Ben was home for ten days. We had planned to declutter a little, garden a great deal, cook/eat well, and then go away on a road trip. We had cold weather and rain at times but rushed outside every time the sun came out to do little bits. Ben cooked delish meals and cheesecake. At times I got thoroughly sick of gardening so I read. A good deal, as it turned out. But the house and garden is slightly in a better shape. The only thing is, we didn't do the road trip.
The trip, and in fact the timing of Ben's holiday, was planned around my favorite hellebore grower, Clifton Homestead's annual open house weekend. But when I rechecked the map midweek, I was shocked to find they were way down the bottom of South Island, not in the middle just south of Christchurch, as I had misremembered from other years I checked contemplating a road trip. This would add at least another day of driving, and as we haven't been on long road trips in several years, we weren't keen on making a quick trip to where there may even be snow or ice on the road. We haven't driven on those elements since we came to New Zealand; we are so spoiled in Nelson. Maybe next year.

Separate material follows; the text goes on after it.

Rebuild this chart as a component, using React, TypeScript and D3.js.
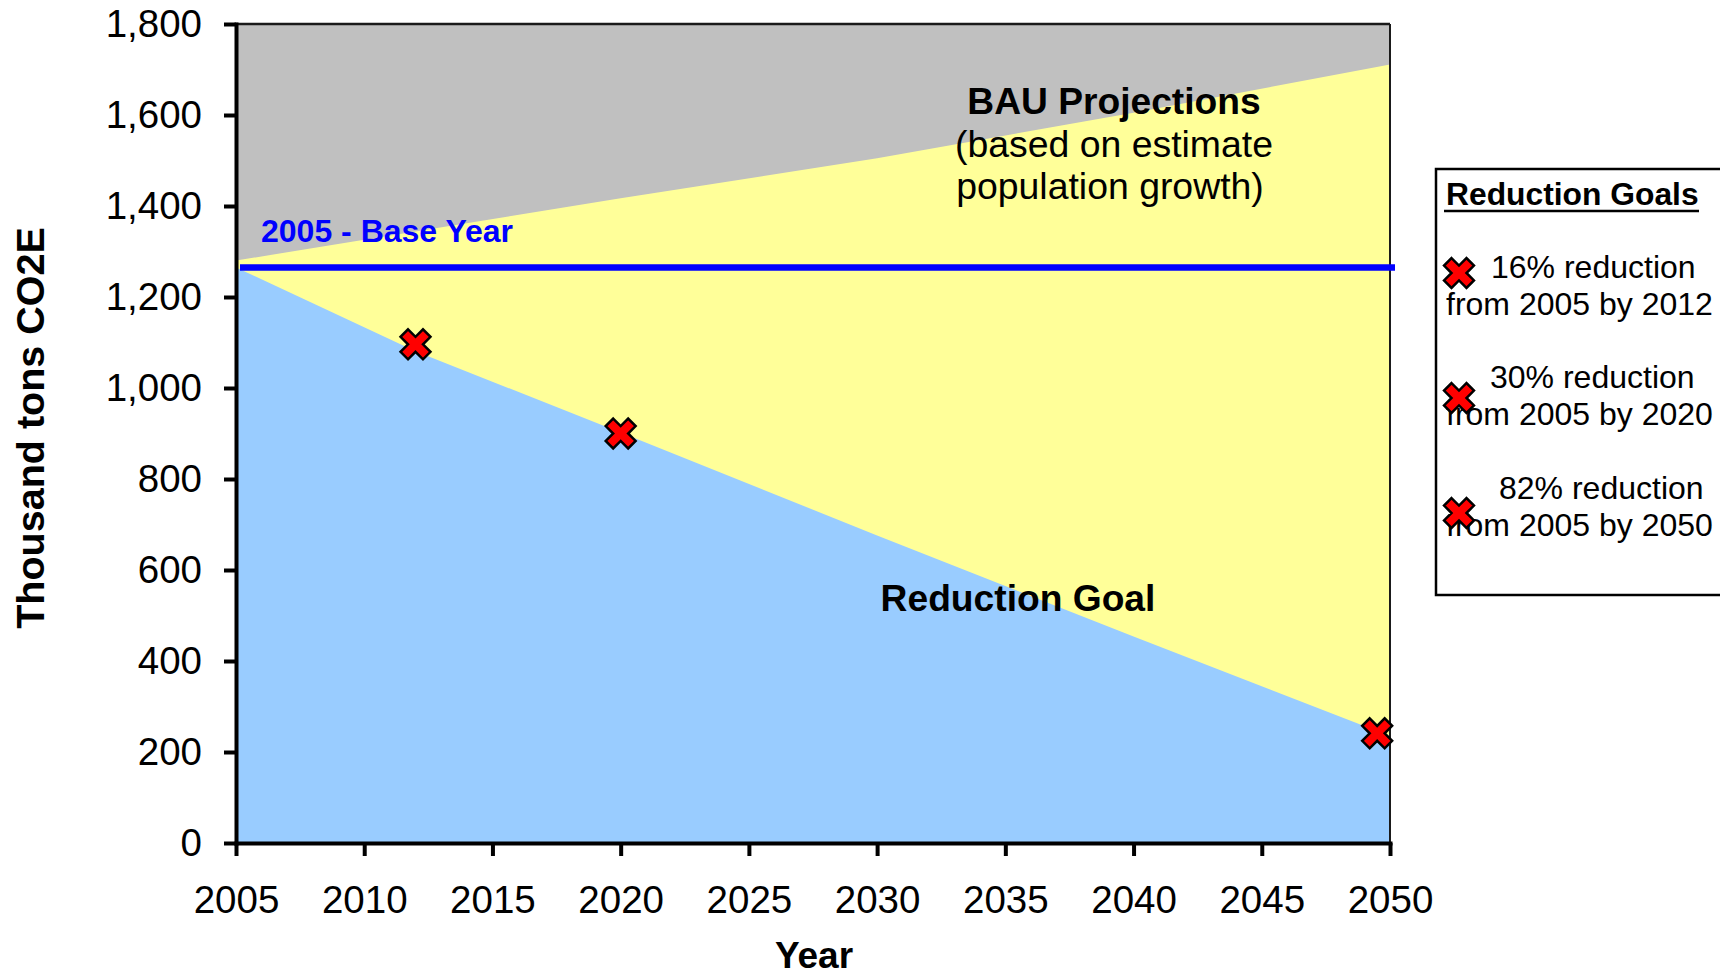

I fell in love with hellebores when I saw my first one about 15 years ago; I think it was a burgundy/pink single orientalis, but I can't be sure because it died, along with a light yellow green, and a greeny white, among others I planted in the shade as instructed. Having learned that in New Zealand, "shade" pertaining to plants mean "don't need 24/7 sun", I moved the few survivors to another part of the garden, just outside the kitchen window, a few years ago, and they have been doing splendidly. Encouraged by the success, I've been adding two, four or six a year thanks to Clifton.

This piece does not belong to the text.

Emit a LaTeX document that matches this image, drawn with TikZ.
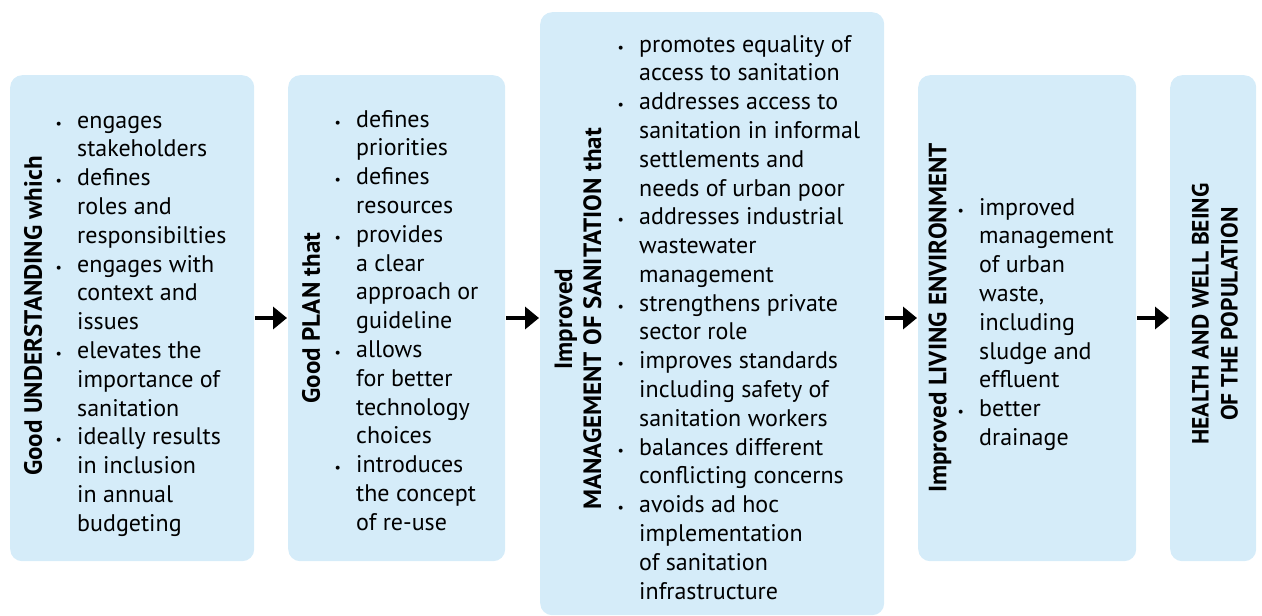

This year, though, in search of darker grays/purples/blues, I started to read about these flowers seriously and bought seeds from Europe. Because I am in the southern hemisphere, seeds from the north are, um, out of whack with our seasons so I don't know how this will work. And then I read Japanese growers have unique flowers, so they are on next year's wishlist. I've also been pollinating regularly. The only one gray/purple I have is pollinated with itself, but other purples and clarets are cross-pollinated with the gray. I'm not going to collect them but let them come up naturally.
Hellebores are a little like weaving; it takes a long time for seeds to show any signs of life, (up to a year?) and then up to a couple of years for a plant to flower. And new hybrids aren't stable, (is that the right word?) so one never knows how the next generation will look if I cross-pollinate.
The slowness of hellebore growing made me come to terms with gardening being on-going. Unless we go the concrete/paving way. I'm not pleased; I wished I could work really hard for a while and be finished for a while, but one of the reasons we came to New Zealand was we wanted a garden all those years ago, in our misguided relative-youth and I don't mind the work. I just wished I didn't have to do so much of it. Oh, dear.